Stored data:

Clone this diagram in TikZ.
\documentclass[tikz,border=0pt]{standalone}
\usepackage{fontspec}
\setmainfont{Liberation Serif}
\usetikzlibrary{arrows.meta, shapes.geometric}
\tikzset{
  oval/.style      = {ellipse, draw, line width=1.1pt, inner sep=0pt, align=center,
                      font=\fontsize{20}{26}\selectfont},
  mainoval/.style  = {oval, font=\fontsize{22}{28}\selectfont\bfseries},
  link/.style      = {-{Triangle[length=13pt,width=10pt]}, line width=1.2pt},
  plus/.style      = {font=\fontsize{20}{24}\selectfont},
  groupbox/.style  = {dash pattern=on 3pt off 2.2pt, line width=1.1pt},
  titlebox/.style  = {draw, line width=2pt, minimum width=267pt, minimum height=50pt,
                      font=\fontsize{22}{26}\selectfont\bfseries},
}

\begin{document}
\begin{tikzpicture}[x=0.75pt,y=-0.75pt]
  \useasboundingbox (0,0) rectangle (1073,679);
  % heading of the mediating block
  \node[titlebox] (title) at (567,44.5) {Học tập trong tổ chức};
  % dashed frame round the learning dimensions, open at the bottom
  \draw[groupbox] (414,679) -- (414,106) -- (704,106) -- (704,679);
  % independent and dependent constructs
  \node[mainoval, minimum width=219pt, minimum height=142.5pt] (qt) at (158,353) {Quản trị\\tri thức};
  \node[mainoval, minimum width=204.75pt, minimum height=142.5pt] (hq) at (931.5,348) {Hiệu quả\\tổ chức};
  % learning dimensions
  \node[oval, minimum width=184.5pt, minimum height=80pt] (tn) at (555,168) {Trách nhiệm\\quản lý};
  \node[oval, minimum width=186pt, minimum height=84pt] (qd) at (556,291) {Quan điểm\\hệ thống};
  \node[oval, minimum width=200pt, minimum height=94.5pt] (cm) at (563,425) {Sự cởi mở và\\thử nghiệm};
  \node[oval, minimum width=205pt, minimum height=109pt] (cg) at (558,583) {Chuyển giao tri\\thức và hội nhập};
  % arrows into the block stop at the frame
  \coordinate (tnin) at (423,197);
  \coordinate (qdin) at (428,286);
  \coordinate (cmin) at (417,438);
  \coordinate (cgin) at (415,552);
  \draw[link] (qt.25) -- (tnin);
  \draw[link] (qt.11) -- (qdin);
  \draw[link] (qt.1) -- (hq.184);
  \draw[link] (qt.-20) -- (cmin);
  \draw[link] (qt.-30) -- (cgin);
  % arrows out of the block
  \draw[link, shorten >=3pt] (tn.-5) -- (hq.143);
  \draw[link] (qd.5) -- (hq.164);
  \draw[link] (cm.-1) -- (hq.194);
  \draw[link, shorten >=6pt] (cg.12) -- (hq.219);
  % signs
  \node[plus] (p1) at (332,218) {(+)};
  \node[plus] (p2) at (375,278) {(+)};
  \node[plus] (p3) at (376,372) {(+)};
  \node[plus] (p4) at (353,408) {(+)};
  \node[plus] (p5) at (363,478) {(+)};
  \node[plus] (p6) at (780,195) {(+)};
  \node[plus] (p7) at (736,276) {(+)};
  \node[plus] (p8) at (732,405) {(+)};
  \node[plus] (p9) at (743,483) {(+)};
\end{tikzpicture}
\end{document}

...

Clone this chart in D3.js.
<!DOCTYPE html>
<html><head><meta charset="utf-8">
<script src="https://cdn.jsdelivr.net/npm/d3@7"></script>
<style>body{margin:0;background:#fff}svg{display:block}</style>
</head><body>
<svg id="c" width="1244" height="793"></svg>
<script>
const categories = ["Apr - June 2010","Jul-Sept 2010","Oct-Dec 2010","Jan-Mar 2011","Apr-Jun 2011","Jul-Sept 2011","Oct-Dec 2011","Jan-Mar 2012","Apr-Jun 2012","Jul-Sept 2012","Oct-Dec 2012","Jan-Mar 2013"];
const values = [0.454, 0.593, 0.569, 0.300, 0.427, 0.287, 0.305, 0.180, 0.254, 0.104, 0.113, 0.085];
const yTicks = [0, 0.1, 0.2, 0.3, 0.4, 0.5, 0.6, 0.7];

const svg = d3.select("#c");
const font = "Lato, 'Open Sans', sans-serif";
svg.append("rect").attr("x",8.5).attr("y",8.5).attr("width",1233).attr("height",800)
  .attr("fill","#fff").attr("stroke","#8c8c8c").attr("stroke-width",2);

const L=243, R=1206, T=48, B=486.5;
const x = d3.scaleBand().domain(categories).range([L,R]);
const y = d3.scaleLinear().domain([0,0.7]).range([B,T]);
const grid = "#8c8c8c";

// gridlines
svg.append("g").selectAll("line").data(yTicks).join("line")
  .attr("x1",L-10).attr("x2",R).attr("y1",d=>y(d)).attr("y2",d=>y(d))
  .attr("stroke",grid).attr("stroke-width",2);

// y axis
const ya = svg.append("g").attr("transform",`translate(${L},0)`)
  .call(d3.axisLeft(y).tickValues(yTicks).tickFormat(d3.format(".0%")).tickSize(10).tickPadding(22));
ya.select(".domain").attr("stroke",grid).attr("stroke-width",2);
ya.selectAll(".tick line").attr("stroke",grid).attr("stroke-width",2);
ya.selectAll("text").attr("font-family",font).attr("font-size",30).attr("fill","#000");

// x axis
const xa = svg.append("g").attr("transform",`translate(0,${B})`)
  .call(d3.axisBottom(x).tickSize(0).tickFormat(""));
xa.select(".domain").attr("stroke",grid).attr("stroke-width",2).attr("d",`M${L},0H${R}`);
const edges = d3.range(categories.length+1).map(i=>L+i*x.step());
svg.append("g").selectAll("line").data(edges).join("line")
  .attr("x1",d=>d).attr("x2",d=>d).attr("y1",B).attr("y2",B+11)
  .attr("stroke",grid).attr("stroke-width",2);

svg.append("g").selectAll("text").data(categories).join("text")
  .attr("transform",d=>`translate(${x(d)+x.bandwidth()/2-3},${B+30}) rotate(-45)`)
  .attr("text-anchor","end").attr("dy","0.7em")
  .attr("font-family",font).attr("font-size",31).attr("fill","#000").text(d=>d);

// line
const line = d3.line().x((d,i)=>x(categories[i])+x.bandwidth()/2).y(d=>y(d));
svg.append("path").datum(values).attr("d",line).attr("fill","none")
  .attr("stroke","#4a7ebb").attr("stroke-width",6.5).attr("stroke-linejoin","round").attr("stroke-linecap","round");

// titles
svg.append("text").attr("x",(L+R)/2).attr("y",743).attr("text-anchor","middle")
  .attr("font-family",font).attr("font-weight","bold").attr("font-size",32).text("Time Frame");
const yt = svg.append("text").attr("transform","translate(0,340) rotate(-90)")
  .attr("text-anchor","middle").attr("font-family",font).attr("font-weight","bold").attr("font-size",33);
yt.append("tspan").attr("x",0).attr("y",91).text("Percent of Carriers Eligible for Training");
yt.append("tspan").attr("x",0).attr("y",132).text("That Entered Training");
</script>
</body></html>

...

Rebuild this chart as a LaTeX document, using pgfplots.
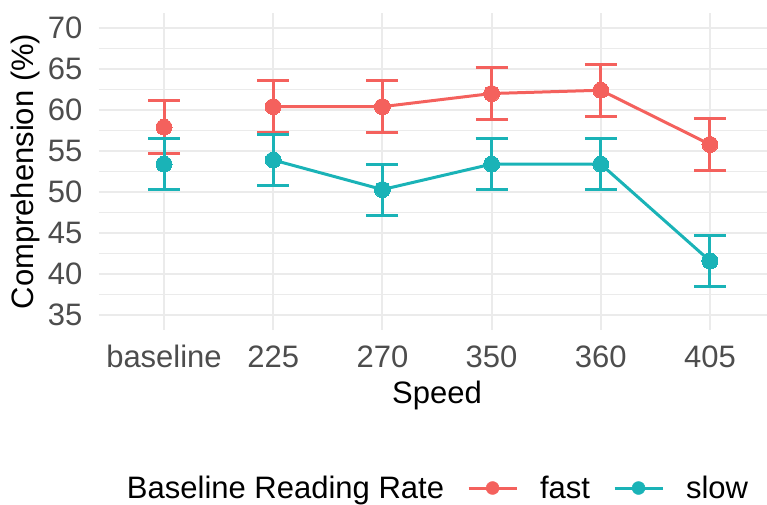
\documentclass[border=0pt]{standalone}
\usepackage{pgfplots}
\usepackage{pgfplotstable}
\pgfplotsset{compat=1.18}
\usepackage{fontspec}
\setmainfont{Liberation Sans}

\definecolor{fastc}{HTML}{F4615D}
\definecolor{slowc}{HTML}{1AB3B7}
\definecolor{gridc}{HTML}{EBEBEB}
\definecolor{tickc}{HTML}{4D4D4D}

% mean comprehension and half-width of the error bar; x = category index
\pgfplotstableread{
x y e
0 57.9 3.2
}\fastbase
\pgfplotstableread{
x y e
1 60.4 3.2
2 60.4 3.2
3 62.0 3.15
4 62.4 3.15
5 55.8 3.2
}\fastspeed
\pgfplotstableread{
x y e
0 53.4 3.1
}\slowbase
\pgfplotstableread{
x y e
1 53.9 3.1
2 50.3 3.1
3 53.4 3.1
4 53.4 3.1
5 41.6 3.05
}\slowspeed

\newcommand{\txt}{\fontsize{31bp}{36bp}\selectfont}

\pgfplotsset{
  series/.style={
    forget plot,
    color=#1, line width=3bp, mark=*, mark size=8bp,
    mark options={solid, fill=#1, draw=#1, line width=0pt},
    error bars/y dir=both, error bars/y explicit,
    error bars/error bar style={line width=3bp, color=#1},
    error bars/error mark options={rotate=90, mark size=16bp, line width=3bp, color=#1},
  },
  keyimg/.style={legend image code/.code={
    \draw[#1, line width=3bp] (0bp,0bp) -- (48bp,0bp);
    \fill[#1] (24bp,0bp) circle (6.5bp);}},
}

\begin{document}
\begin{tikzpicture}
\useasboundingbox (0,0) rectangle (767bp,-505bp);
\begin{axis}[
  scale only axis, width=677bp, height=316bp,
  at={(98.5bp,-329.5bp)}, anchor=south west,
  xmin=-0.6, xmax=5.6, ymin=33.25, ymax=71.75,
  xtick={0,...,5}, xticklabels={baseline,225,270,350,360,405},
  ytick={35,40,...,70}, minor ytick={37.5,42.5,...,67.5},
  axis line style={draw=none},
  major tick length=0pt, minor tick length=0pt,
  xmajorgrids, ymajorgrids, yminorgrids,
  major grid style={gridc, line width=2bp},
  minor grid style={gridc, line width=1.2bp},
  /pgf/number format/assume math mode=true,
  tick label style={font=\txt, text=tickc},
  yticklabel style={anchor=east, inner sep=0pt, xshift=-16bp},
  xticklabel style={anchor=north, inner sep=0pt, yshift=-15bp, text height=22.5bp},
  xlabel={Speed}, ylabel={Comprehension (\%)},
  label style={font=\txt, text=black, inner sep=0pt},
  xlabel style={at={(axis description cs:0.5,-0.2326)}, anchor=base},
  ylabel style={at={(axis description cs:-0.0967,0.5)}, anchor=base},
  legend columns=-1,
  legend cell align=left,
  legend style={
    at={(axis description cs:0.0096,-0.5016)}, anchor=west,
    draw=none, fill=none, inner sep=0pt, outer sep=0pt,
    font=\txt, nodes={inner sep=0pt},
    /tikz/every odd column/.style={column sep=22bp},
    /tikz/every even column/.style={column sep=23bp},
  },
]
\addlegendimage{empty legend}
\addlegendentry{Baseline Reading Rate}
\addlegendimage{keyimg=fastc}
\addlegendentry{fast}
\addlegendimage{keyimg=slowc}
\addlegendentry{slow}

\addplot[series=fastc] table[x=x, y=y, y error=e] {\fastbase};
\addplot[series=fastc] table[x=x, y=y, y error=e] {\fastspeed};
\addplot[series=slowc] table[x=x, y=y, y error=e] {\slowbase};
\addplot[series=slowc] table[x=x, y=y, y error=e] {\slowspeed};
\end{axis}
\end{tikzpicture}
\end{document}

▶ **Exercise aim**:
In the material above, find the lines that contain "chart" and show them.

▶ **Exercise solution**:
Clone this chart in D3.js.
Rebuild this chart as a LaTeX document, using pgfplots.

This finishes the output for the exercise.